Reformasi pendidikan menuju Indonesia Emas 2045 adalah sebuah keniscayaan. Pemuda-pemudi bangsa yang kreatif dan inovatif harus dilahirkan untuk menghadapi tantangan masa depan. Sekolah-sekolah menjadi ujung tombak dalam menyediakan pendidikan berkualitas demi membentuk pribadi yang tangguh dan berintegritas.
Guru, yang sering kita sebut pelita dalam kegelapan, merupakan kunci untuk menuju Indonesia Emas. Namun, di balik cita-cita selangit, terdapat kisah pilu di dalamnya. Bagaimana tidak, ketika para murid datang ke sekolah menggunakan mobil, para siswa memakai telepon dengan merk-merk tertentu, ada sosok guru honorer yang kesulitan untuk memenuhi kebutuhan pokoknya. Sebuah ironi yang menunjukkan kebobrokan sistem pendidikan kita.
Alvi Noviardi, guru honorer yang telah mengajar selama 38 tahun, tak kunjung diangkat sebagai guru tetap. Selama berpuluh-puluh tahun, Alvi telah berpindah dari satu sekolah ke sekolah lain untuk mengajar. Penghasilannya sebagai guru honorer tidak cukup untuk memenuhi kebutuhannya. Alhasil, sepulang mengajar, Ia harus memulung barang bekas untuk menyambung hidup(1).
Tenaga pendidik sering kali dihadapkan pada kepentingan para penguasa yang memanfaatkan pendidikan sebagai alat politik, alih-alih menganggapnya sebagai hak fundamental bagi setiap warga negara. Di balik dinding-dinding kelas, guru honorer yang mendedikasikan hidup mereka untuk mencerdaskan bangsa harus bertahan di tengah kebijakan yang tidak berpihak pada mereka. Mereka dituntut untuk mengajar dengan sepenuh hati, bahkan ketika hak-hak mereka tidak diperjuangkan.
Profesi Guru
Guru bukan sekadar profesi dan juga bukan sekadar nama yang terdengar indah di telinga. Di balik tugasnya, seorang guru memikul tanggung jawab besar untuk mencerdaskan generasi penerus. Ketika empati terhadap guru tidak ada dalam diri para pejabat, seolah-olah gaji tinggi hanya menjadi hak mutlak bagi mereka yang duduk di kursi kekuasaan, sementara para pendidik yang sejatinya membangun masa depan bangsa dibiarkan berjuang sendiri.

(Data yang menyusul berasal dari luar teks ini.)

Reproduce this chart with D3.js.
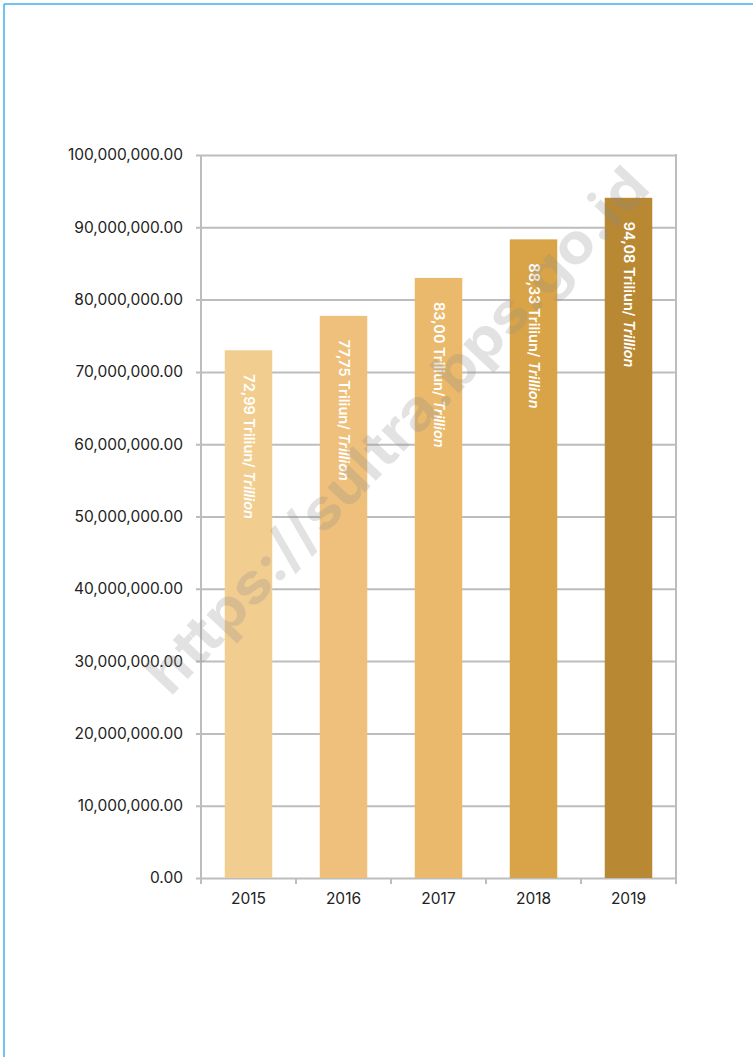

Beda negara, beda pula nasibnya. Di Finlandia, profesi guru sangat dihargai dan didukung penuh oleh pemerintah. Meskipun persyaratan menjadi guru di sana cukup ketat, yakni harus memiliki gelar S-2, pemerintah memberikan dukungan melalui beasiswa pendidikan. Di sana, guru dianggap sebagai pilar utama yang memiliki peran penting dalam membentuk masa depan bangsa.
Dari segi penghasilan, guru di Finlandia menghasilkan rata-rata 50 juta rupiah/bulan(2). Selain itu, mereka juga mendapat tunjangan kesehatan dan jaminan hari tua oleh pemerintah. Sebaliknya, di Indonesia, gaji guru honorer hanya berkisar 500 ribu sampai 1 juta rupiah/bulan. Status sebagai guru honorer tidak memiliki perlindungan hukum yang membuat mereka rentan diberhentikan kapan saja dan tidak mendapat tunjangan kesehatan ataupun jaminan pensiun(3).
Menjadi guru tidak semudah membalikkan telapak tangan. Tugas ini menuntut kemampuan mengajar, mengobservasi, merefleksikan pengalaman, memahami, dan menganalisis berbagai situasi di dalam kelas. Seorang guru juga harus mampu beradaptasi dengan metode belajar yang berbeda untuk setiap muridnya. Hal itu diperlukan karena setiap siswa memiliki gaya belajar dan kebutuhan yang unik.
Mungkin kita tahu tentang peristiwa sejarah ketika bom atom dijatuhkan oleh Amerika di Hiroshima dan Nagasaki yang memaksa Jepang untuk menyerah kepada sekutu pada 15 Agustus 1945. Namun, tidak semua orang mengetahui peristiwa selanjutnya yang dilakukan oleh Kaisar Hirohito. Saat Jepang menyerah kepada sekutu, Kaisar mengumpulkan para jenderalnya dan bertanya: "Berapa jumlah guru yang tersisa?" Para jenderal pun bingung dan menegaskan bahwa mereka masih bisa melindungi kaisar walaupun tanpa guru.